Message par Pilgrim Dim 6 Déc - 11:39

(Et enfin ... pour terminer)

Extrait du  4e chapitre (Charles Perrot, "Les signes du règne de Dieu" dans Jésus et l'histoire, p. 203)


4

Dans le chapitre 3 qui précède, nous avons rappelé le lien qui existe entre Jean le Baptiste et Jésus, son disciple. Jean annonçait la "colère qui vient" (Mt 3,7); il appelait à la repentance et baptisait dans un geste qui disait déjà de quelque manière le pardon de Dieu : il proclamait, comme on proclame le salut, un baptême de conversion visant le pardon des péchés (Mc 1,4).

Par ailleurs, le geste baptiste, comme tel, présente bien des analogies avec les gestes exorcistes ou les gestes de puissance (en grec dynamis) sur les esprits mauvais. connus dans le judaïsme et ailleurs. Le péché est effacé par le rite d'eau, ou encore l'eau protège des attaques démoniaques, comme il est dit en particulier dans le savoureux récit pharisien de la Vie d'Adam et Ève ("Ève se plonge dans l'eau du Tigre et Adam dans l'eau du Jourdain, afin d'échapper au pouvoir du démon. Hélas, Ève sortit de l'eau !")

Pour mieux percevoir un tel rapport, lisons une anecdote ou l'un des plus célèbres rabbis des années qui suivent immédiatement la ruine du second Temple dit son sentiment touchant les rites d'eau. Il s'agit précisément de l'eau de purification, dite eau lustrale, confectionnée avec les cendres d'une génisse rousse selon le rituel lu dans Nombres 19,1-10.

Voici le texte :

Un gentil dit à Rabban Yohanan ben Zakkaï :"Ce que vous faites ressemble à de la sorcellerie. On amène une génisse, elle est tuée, brûlée, réduite en cendres et les cendres ramassées. Et si l'un de vous est souillé par le contact d'un cadavre, on l'en asperge deux ou trois fois en disant : tu es purifié !" Rabban lui répondit : "L'esprit de la folie  a-t-il jamais pénétré en toi ? - Non, répondit l'autre - As-tu vu quelqu'un en qui cet esprit ait pénétré ? - Oui. Alors Rabban lui demanda :"Que lui fait-on ? L'autre répliqua :"Nous apportons des racines que l'on brûle dessous, on asperge avec de l'eau et (l'esprit) se sauve." Alors le rabbi lui dit :"Tes oreilles n'entendent-elles pas ce que dit ta bouche ! Cet esprit (de folie) est aussi un esprit d'impureté, comme il est dit :"Les faux prophètes et leur esprit d'impureté je les expulserai du pays" (Za 13,2)

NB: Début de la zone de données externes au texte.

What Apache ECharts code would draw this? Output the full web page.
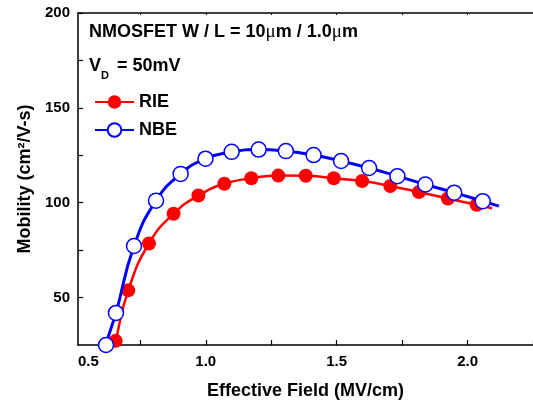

Ainsi donc. Yohanan ben Zakkaï en appelle à la pratique exorciste des païens pour justifier le rituel de Nb 19 ! Sur une remarque de ses disciples, il se reprend ensuite et, dans une phrase qui attaque de plein fouet tous les rites d'eau, il déclare :"Par ta vie ! aucun cadavre ne souille et aucune eau ne purifie, mais c'est là un commandement du roi des rois." Le rite est désormais "démythologisé", tout en continuant d'être suivi puisque Dieu le commande. Le rationalisme du scribe touche directement la pratique du baptême.

C'est pourtant dans un tel contexte exorciste qu'il faut, croyons-nous, situer le geste de Jean. Au demeurant, la formule "au nom de", quand l'exorciste déclare sa référence afin de pouvoir faire sortir l'esprit mauvais, se retrouve tant dans les exorcismes juifs et chrétiens que dans les plus anciennes formules baptismales. Ainsi Flavius Josèphe mentionne un exorciste juif qui agit par Salomon, sans parler de celui de Mc 9,38 qui agit au nom de Jésus. Dans Ac 3,6 il est question des guérisons faites "au nom de Jésus le Nazôréen", et jusque dans le monde juif les guérisons des minim faites "au nom de Jésus" étaient bien connues.